> **WRITTEN REQUEST**
Quote only the span from the first line of the entries to the line containing "y_ticks = [0, 10, 20, 30, 40, 50, 60, 70]", both ends kept. Leave every picture out.

■ ■ ■ ■ ■ ■ ■

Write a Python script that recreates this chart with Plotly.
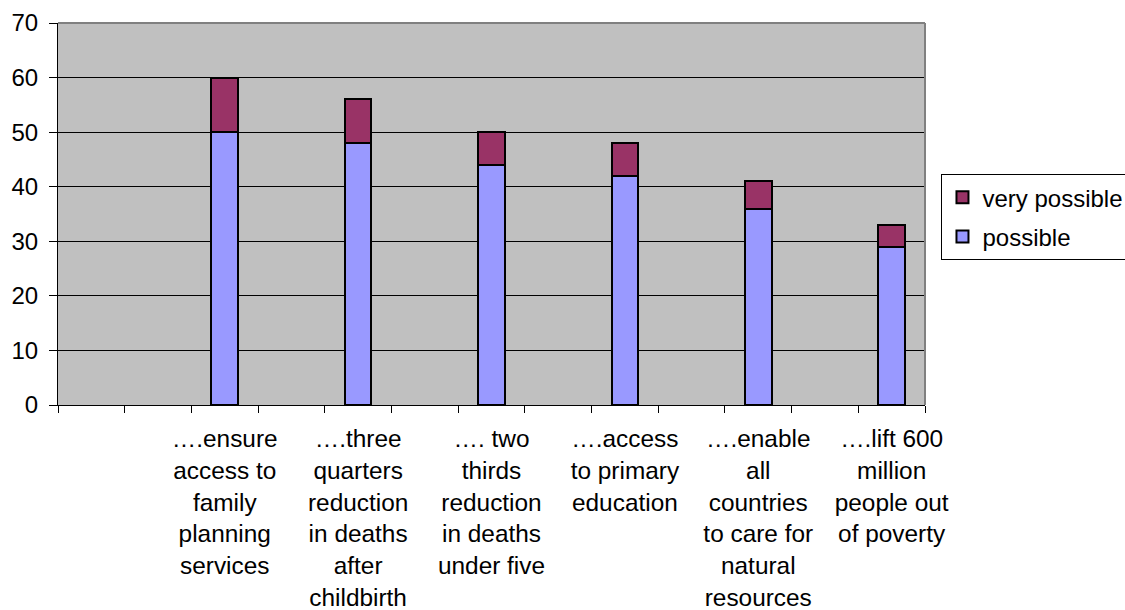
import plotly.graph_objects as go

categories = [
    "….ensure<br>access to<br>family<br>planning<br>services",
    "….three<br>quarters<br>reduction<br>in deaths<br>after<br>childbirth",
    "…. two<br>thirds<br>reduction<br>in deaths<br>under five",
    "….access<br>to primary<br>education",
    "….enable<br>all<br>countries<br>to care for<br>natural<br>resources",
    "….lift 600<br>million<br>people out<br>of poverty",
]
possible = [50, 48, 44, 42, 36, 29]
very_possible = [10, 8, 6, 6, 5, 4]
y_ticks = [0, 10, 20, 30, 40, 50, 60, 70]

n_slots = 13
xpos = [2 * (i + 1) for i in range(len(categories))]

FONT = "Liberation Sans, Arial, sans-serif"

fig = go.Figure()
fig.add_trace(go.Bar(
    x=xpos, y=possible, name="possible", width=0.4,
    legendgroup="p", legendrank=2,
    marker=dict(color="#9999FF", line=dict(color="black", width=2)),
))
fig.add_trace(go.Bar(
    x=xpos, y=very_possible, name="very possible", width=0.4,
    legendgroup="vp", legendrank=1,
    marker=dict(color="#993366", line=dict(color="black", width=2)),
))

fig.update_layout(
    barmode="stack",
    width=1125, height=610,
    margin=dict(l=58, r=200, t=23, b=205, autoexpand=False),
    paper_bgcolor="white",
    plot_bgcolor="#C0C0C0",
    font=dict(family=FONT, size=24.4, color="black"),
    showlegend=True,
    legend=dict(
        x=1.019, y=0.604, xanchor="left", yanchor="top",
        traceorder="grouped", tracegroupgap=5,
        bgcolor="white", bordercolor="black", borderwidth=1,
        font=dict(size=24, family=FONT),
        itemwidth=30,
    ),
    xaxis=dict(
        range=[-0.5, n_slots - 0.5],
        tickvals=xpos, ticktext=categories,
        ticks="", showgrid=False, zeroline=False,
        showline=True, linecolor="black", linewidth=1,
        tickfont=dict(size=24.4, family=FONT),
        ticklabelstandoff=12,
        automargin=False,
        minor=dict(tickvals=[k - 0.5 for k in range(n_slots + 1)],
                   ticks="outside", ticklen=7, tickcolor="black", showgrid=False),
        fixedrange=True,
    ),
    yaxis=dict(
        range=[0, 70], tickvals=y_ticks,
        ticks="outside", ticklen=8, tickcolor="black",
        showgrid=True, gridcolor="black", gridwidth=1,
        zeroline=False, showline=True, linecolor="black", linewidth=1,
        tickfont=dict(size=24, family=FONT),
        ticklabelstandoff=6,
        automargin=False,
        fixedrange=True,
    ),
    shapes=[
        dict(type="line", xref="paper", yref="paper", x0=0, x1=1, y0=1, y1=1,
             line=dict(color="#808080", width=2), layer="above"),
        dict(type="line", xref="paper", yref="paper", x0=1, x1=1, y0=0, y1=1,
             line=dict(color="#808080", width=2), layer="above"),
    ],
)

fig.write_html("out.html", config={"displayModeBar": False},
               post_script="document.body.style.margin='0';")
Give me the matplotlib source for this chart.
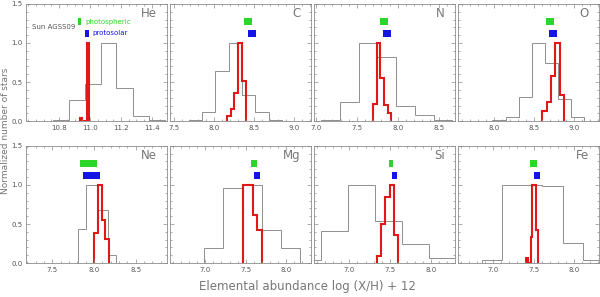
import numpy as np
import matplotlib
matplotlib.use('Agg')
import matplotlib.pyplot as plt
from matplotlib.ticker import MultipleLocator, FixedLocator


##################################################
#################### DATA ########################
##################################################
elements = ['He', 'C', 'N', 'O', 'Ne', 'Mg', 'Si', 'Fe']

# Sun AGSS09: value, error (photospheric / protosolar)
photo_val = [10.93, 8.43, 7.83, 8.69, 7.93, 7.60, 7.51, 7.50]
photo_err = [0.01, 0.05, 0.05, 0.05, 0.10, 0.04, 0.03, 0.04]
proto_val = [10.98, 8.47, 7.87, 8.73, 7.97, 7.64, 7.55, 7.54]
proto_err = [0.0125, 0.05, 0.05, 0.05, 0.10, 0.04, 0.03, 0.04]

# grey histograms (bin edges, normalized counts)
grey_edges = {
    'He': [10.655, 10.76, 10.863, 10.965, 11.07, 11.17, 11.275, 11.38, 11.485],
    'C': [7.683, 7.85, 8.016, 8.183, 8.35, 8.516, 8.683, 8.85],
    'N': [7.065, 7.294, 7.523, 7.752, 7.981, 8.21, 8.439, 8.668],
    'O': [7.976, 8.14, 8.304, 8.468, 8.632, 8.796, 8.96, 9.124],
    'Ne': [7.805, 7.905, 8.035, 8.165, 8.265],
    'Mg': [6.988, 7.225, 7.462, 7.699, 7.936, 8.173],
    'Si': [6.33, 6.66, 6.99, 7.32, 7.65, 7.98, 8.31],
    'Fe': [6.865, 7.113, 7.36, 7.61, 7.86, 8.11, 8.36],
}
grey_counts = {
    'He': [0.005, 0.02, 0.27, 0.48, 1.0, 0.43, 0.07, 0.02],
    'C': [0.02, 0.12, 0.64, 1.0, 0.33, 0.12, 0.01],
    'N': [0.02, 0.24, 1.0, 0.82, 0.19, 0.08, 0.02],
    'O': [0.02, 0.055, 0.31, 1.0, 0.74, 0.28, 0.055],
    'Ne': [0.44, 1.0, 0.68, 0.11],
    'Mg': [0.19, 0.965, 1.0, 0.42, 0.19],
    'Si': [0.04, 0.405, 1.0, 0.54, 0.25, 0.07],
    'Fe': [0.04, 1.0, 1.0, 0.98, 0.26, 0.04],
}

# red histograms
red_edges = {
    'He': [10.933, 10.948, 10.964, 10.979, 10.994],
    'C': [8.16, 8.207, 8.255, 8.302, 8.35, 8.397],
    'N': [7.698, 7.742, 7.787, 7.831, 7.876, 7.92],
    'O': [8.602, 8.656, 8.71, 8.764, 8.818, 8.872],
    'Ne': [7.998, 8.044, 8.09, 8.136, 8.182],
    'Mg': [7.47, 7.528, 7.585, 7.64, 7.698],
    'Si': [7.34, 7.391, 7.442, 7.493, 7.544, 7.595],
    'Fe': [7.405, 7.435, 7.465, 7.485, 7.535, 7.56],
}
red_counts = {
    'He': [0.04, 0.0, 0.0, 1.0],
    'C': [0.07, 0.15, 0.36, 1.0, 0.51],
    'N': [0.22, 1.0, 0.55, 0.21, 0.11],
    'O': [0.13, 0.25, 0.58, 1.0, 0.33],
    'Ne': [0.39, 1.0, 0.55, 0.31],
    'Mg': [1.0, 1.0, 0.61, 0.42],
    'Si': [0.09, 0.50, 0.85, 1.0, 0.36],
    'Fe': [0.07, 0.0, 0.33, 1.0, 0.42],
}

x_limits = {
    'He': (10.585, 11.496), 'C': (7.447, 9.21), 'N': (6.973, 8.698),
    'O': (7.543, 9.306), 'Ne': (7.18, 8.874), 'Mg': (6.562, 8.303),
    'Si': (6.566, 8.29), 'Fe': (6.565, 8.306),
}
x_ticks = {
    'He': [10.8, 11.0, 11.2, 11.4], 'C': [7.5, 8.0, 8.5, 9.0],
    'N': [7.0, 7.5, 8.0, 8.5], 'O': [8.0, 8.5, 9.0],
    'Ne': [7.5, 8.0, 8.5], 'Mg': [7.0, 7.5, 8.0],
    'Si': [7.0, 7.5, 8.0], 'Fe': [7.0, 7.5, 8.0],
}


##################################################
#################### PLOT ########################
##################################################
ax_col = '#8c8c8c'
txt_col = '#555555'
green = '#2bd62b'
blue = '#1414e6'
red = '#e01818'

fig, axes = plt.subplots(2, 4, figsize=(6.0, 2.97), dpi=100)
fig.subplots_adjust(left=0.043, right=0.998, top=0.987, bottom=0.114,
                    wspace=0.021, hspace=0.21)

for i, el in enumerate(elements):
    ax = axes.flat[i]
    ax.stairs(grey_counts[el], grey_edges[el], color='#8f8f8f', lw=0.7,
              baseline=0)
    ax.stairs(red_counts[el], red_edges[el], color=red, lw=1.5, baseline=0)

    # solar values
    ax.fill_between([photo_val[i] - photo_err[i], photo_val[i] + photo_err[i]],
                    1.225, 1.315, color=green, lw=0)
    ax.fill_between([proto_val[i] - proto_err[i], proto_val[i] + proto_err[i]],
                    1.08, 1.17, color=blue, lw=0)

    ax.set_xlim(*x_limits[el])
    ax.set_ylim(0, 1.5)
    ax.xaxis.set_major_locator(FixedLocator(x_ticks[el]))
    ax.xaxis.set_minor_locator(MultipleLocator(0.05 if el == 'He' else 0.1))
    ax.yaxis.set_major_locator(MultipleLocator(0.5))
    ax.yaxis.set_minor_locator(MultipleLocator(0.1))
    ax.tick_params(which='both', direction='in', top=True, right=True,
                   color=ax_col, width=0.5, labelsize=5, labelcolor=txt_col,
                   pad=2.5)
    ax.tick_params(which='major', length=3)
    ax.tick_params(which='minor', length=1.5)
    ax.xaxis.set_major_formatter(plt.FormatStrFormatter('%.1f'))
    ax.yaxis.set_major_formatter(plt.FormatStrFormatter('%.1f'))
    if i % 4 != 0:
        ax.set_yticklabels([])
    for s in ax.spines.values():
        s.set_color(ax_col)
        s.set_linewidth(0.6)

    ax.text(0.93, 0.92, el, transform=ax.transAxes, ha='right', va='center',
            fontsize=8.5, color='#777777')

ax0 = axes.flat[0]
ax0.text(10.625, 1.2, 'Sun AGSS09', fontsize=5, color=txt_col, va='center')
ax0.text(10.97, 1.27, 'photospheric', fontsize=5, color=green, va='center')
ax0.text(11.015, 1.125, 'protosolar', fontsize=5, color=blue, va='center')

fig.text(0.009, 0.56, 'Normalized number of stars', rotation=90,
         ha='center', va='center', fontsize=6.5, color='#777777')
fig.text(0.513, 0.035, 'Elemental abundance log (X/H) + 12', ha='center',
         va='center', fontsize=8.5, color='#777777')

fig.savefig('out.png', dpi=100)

■ ■ ■ ■ ■ ■ ■

> **ANSWER TO THIS TASK**
Write a Python script that recreates this chart with Plotly.
import plotly.graph_objects as go

categories = [
    "….ensure<br>access to<br>family<br>planning<br>services",
    "….three<br>quarters<br>reduction<br>in deaths<br>after<br>childbirth",
    "…. two<br>thirds<br>reduction<br>in deaths<br>under five",
    "….access<br>to primary<br>education",
    "….enable<br>all<br>countries<br>to care for<br>natural<br>resources",
    "….lift 600<br>million<br>people out<br>of poverty",
]
possible = [50, 48, 44, 42, 36, 29]
very_possible = [10, 8, 6, 6, 5, 4]
y_ticks = [0, 10, 20, 30, 40, 50, 60, 70]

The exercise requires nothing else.